▶ [Task goal]:
Scan the listing that follows and report how many lines contain "this". Write the number alone.

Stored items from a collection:
________________________

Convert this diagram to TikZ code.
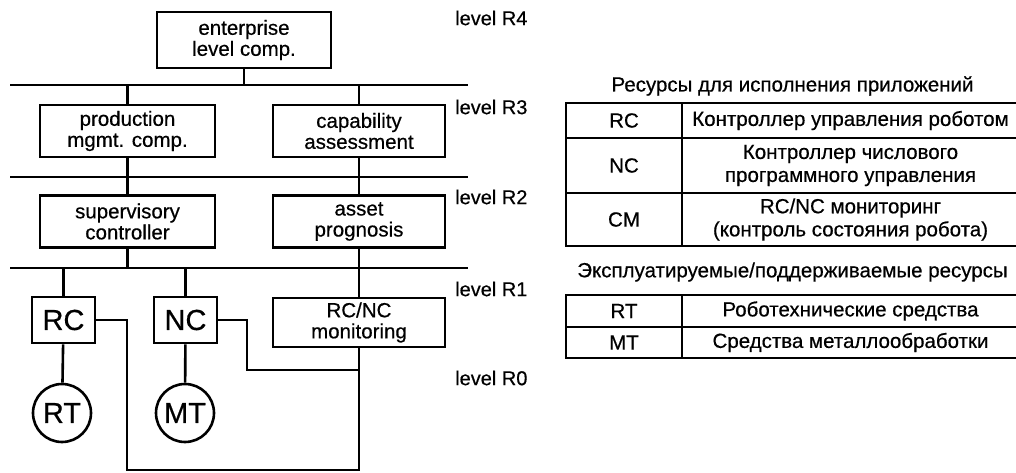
\documentclass[tikz,border=0pt]{standalone}
\usepackage{fontspec}
\setmainfont[FakeBold=0.5]{Liberation Sans}
\usetikzlibrary{positioning}

\begin{document}
\begin{tikzpicture}[
            x=1pt, y=-1pt,
            every node/.style={align=center, inner sep=0pt, font=\fontsize{20.5}{21}\selectfont},
            box/.style={draw, line width=2.6pt, minimum width=#1, minimum height=52pt},
            res/.style={draw, line width=2.6pt, minimum width=63pt, minimum height=46pt, font=\fontsize{29}{30}\selectfont},
            tool/.style={draw, circle, line width=2.6pt, minimum size=58pt, font=\fontsize{29}{30}\selectfont},
            link/.style={line width=2.6pt},
            bus/.style={line width=1.9pt},
            lvl/.style={anchor=west, font=\fontsize{20}{21}\selectfont},
            cell/.style={draw, line width=1.9pt, minimum width=#1, font=\fontsize{20.5}{23}\selectfont}
        ]
            \useasboundingbox (0,0) rectangle (1016,473);

            \node[box=174pt, minimum height=56pt] (ent) at (244,40) {enterprise\\level comp.};
            \node[box=175pt] (prod) at (127.5,131) {production\\mgmt. comp.};
            \node[box=172pt] (cap) at (359,131) {capability\\assessment};
            \node[box=175pt] (sup) at (127.5,221.5) {supervisory\\controller};
            \node[box=172pt] (asset) at (359,221.5) {asset\\prognosis};
            \node[res] (rc) at (63.5,320) {RC};
            \node[res] (nc) at (185.5,320) {NC};
            \node[box=172pt, minimum height=49pt] (mon) at (359,322.5) {RC/NC\\monitoring};
            \node[tool] (rt) at (62,413) {RT};
            \node[tool] (mt) at (185,413) {MT};

            \coordinate (b4l) at (10,85);
            \coordinate (b4r) at (468,85);
            \coordinate (b3l) at (10,177);
            \coordinate (b3r) at (468,177);
            \coordinate (b2l) at (10,268);
            \coordinate (b2r) at (468,268);
            \coordinate (rcturn) at (127,470);
            \coordinate (ncturn) at (247,370);

            \draw[bus] (b4l) -- (b4r);
            \draw[bus] (b3l) -- (b3r);
            \draw[bus] (b2l) -- (b2r);

            \draw[link] (ent.south) -- (ent.south |- b4l);
            \draw[link] (prod.north) -- (prod.north |- b4l);
            \draw[link] (cap.north) -- (cap.north |- b4l);
            \draw[link] (prod.south) -- (prod.south |- b3l);
            \draw[link] (cap.south) -- (cap.south |- b3l);
            \draw[link] (sup.north) -- (sup.north |- b3l);
            \draw[link] (asset.north) -- (asset.north |- b3l);
            \draw[link] (sup.south) -- (sup.south |- b2l);
            \draw[link] (asset.south) -- (mon.north);
            \draw[link] (rc.north) -- (rc.north |- b2l);
            \draw[link] (nc.north) -- (nc.north |- b2l);
            \draw[link] (rc) -- (rt);
            \draw[link] (nc) -- (mt);
            \draw[link] (rc.east) -| (rcturn) -| (mon.south);
            \draw[link] (nc.east) -| (ncturn) -| (mon.south);

            \node[lvl] (r4) at (455,18) {level R4};
            \node[lvl] (r3) at (455,107) {level R3};
            \node[lvl] (r2) at (455,197) {level R2};
            \node[lvl] (r1) at (455,289) {level R1};
            \node[lvl] (r0) at (455,378) {level R0};

            \node (apps) at (792.5,86) {Ресурсы для исполнения приложений};
            \node[cell=116pt, minimum height=35pt] (rca) at (624,120.5) {RC};
            \node[cell=337pt, minimum height=35pt] (rcb) at (850.5,120.5) {Контроллер управления роботом};
            \node[cell=116pt, minimum height=55pt] (nca) at (624,165.5) {NC};
            \node[cell=337pt, minimum height=55pt] (ncb) at (850.5,165.5) {Контроллер числового\\программного управления};
            \node[cell=116pt, minimum height=53pt] (cma) at (624,219.5) {CM};
            \node[cell=337pt, minimum height=53pt] (cmb) at (850.5,219.5) {RC/NC мониторинг\\(контроль состояния робота)};

            \node (used) at (792.5,272) {Эксплуатируемые/поддерживаемые ресурсы};
            \node[cell=116pt, minimum height=32pt] (rta) at (624,311) {RT};
            \node[cell=337pt, minimum height=32pt] (rtb) at (850.5,311) {Роботехнические средства};
            \node[cell=116pt, minimum height=31pt] (mta) at (624,342.5) {MT};
            \node[cell=337pt, minimum height=31pt] (mtb) at (850.5,342.5) {Средства металлообработки};
        \end{tikzpicture}
\end{document}
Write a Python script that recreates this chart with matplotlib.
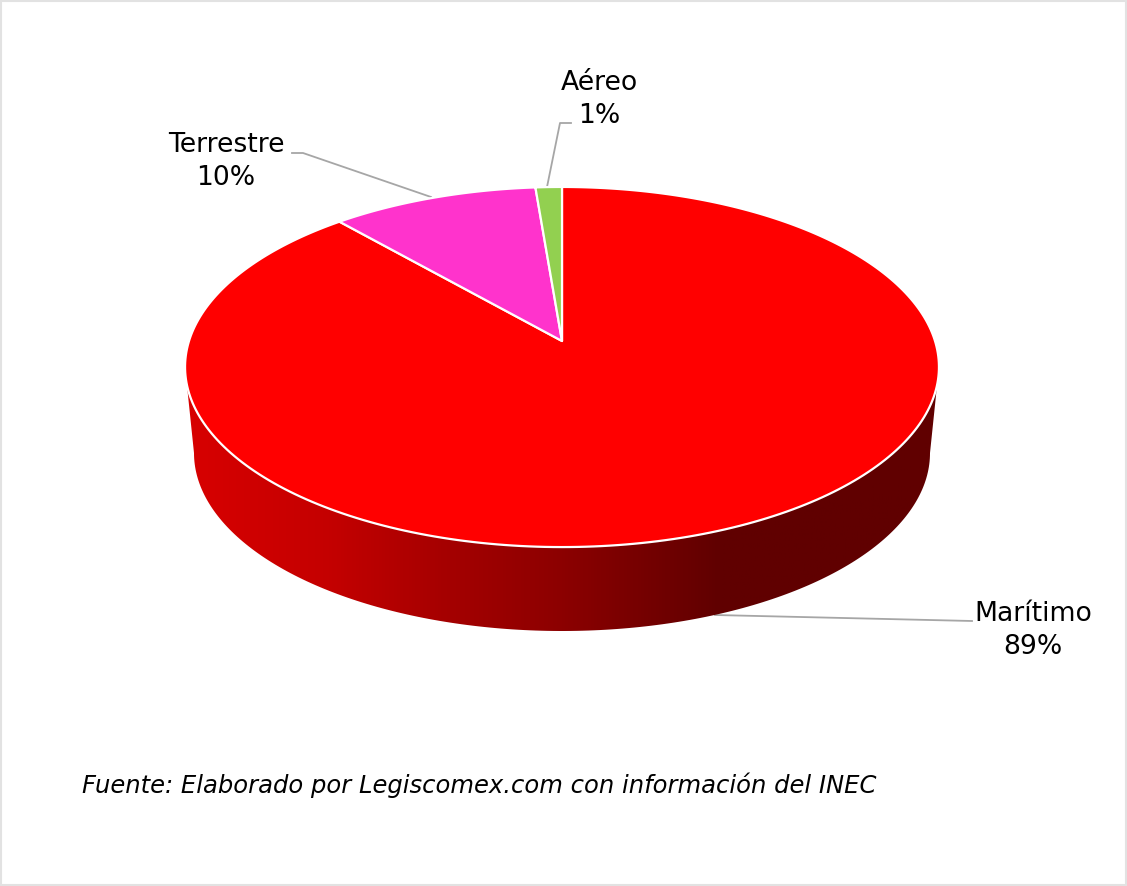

________________________

▶ [Task output]:
2